Leave the pictures out and retype the lines from the beginning through the line with "from matplotlib.ticker import MultipleLocator", both ends included.

[start]

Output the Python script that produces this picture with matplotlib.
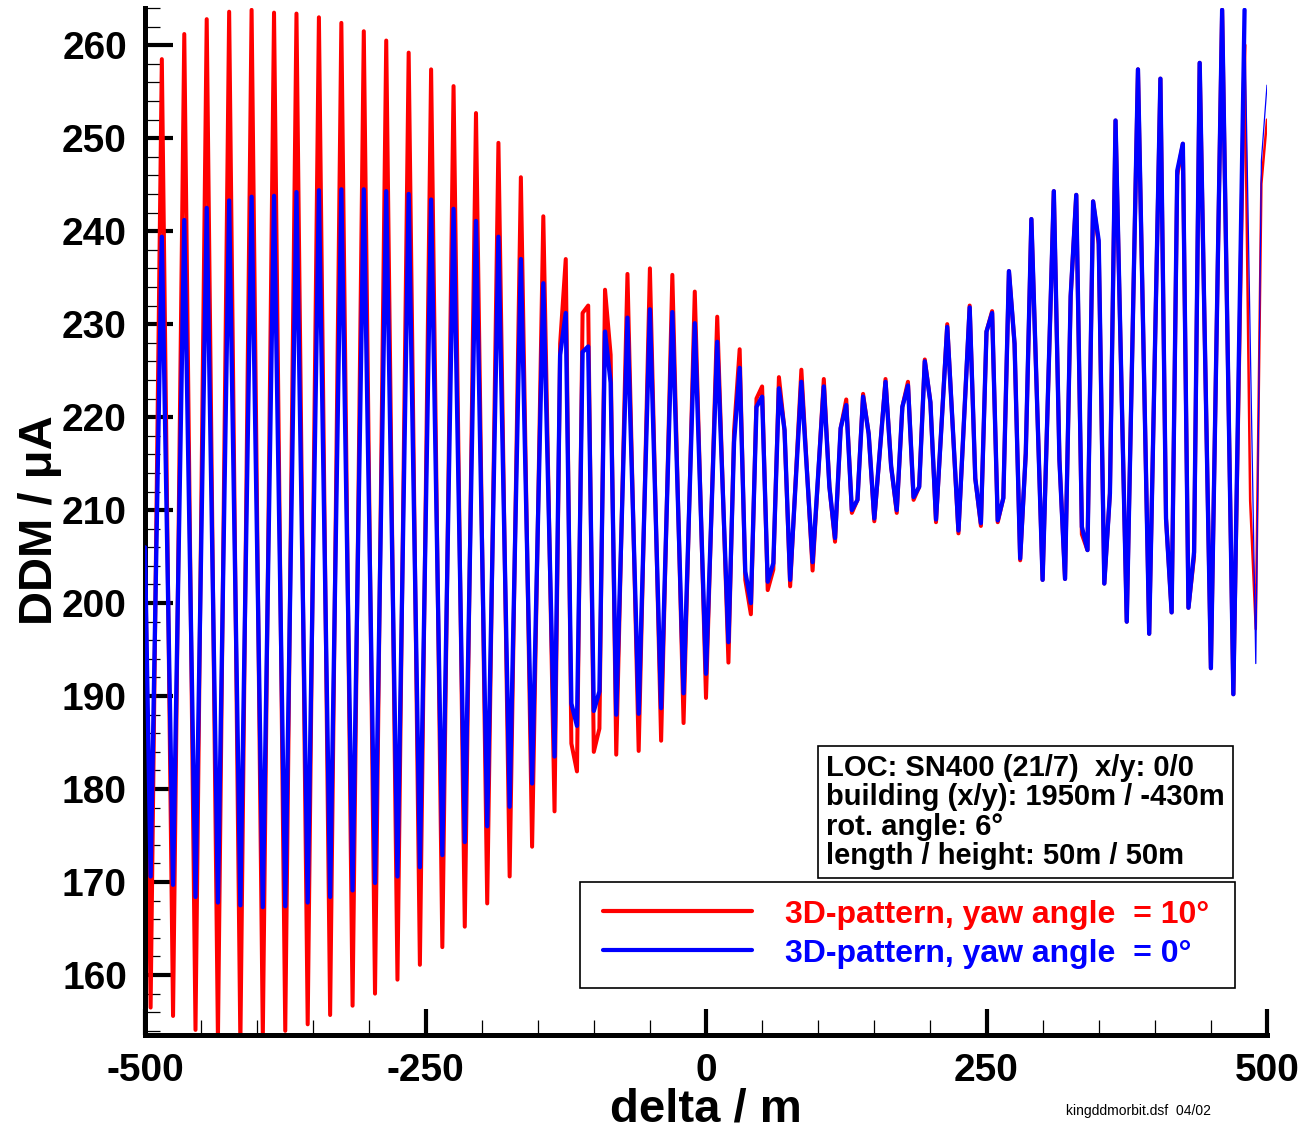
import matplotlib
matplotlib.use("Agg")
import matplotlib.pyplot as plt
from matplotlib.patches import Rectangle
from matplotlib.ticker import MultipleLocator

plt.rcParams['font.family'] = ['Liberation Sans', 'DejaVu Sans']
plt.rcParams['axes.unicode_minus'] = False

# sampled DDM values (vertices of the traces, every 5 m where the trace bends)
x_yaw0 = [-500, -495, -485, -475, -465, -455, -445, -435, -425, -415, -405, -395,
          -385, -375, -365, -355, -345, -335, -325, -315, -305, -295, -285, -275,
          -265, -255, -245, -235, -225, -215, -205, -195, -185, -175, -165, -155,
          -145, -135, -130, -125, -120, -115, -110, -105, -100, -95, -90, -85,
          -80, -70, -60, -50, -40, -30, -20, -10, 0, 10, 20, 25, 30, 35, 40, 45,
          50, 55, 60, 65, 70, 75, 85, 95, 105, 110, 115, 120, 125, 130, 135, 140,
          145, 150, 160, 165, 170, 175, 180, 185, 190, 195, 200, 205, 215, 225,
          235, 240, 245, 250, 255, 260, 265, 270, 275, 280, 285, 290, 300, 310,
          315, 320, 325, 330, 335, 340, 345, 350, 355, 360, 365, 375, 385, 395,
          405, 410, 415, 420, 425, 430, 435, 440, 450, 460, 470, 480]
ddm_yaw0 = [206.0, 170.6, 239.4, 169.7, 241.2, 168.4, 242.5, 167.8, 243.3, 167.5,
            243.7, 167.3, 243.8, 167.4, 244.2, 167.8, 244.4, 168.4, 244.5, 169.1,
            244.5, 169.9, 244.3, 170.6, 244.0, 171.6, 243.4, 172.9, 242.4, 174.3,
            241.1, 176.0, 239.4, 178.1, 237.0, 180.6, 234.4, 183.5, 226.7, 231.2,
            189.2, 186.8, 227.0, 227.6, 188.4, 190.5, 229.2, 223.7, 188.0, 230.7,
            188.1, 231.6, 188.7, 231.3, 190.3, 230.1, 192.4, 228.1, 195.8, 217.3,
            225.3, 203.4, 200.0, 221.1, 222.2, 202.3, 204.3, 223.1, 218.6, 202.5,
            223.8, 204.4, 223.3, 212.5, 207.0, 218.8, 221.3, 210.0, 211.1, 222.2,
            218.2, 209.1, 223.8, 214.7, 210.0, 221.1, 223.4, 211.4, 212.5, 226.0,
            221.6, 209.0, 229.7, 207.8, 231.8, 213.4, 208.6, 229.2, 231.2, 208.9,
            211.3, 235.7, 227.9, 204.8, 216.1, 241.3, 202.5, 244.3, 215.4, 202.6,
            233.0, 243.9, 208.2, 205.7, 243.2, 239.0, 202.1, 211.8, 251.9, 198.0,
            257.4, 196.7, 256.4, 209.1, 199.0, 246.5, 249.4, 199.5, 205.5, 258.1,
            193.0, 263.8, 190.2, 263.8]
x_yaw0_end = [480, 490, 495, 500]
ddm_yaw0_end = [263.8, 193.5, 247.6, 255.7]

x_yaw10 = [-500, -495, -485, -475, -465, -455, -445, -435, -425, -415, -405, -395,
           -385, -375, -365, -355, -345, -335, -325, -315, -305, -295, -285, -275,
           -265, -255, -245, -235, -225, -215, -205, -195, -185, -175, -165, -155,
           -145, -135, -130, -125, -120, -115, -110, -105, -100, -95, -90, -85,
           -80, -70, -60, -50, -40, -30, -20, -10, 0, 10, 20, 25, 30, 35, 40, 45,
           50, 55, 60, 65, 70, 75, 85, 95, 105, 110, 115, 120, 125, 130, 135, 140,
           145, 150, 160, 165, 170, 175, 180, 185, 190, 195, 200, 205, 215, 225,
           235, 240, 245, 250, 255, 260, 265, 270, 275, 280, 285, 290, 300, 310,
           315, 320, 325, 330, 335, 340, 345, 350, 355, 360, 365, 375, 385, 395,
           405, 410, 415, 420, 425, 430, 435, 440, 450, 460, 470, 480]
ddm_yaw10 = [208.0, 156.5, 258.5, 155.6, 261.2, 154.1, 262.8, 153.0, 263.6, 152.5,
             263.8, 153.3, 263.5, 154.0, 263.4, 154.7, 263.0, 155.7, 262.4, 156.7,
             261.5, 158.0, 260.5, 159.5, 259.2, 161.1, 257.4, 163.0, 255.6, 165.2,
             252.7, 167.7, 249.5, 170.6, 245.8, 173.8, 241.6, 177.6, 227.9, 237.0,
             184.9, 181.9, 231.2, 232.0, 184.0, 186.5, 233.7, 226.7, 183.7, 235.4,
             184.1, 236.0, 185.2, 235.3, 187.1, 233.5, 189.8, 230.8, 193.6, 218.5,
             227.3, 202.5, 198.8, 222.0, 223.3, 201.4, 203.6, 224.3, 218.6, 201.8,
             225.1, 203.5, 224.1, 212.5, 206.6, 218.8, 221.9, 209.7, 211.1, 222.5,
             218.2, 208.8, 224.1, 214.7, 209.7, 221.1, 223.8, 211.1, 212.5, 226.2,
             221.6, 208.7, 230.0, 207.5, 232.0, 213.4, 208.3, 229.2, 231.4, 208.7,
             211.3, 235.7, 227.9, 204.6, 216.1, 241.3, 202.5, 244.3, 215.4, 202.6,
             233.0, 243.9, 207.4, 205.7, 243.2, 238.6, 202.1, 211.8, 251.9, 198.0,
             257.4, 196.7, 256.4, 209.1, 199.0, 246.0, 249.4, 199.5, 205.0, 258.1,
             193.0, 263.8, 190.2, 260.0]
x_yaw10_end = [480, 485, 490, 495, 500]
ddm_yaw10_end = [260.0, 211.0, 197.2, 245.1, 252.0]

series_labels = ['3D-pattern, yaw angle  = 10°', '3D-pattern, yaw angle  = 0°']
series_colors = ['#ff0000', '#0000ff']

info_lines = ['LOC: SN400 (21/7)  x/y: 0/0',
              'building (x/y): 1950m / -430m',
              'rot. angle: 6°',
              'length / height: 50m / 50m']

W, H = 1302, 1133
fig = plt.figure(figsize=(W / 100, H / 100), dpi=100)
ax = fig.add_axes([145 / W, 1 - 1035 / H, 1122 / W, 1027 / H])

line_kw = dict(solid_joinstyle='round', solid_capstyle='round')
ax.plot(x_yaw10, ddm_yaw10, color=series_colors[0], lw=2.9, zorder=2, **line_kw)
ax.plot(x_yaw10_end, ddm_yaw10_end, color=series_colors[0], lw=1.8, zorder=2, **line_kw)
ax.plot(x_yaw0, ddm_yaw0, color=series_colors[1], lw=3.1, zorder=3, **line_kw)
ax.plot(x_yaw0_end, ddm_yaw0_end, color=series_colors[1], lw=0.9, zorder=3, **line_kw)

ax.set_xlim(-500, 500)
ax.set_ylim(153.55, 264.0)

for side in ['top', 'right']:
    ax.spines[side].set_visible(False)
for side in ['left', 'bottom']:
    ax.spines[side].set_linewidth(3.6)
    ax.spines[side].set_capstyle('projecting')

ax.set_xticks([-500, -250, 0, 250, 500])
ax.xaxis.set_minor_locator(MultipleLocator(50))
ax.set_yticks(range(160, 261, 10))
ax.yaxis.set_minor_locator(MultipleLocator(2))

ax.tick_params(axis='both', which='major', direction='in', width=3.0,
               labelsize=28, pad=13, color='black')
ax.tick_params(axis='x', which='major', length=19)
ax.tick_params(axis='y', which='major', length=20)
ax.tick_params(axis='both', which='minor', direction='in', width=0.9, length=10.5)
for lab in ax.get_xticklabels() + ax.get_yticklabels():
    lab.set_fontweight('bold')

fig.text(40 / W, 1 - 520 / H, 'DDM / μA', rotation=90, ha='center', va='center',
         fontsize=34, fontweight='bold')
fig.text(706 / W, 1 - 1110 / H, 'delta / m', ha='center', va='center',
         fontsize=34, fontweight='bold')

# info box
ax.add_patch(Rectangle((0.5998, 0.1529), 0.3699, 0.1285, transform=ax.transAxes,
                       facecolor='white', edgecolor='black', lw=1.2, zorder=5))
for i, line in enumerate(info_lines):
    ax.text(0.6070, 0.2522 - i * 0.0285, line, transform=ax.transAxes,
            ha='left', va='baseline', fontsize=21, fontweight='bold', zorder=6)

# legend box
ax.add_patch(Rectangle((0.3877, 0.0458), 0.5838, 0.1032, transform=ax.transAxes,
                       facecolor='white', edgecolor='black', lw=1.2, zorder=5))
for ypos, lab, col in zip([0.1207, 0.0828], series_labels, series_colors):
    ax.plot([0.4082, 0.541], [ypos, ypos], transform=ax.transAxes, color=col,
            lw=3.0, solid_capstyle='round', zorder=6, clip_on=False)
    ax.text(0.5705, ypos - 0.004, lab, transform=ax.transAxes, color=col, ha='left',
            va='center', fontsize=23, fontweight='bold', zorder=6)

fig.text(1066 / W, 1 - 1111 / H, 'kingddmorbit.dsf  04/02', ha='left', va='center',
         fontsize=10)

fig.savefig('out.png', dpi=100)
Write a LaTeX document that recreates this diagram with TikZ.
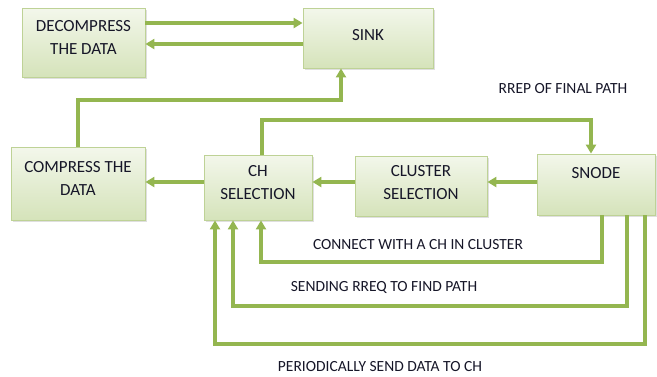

[end]

■ Solved problem:
Output the Python script that produces this picture with matplotlib.
import matplotlib
matplotlib.use("Agg")
import matplotlib.pyplot as plt
from matplotlib.patches import Rectangle
from matplotlib.ticker import MultipleLocator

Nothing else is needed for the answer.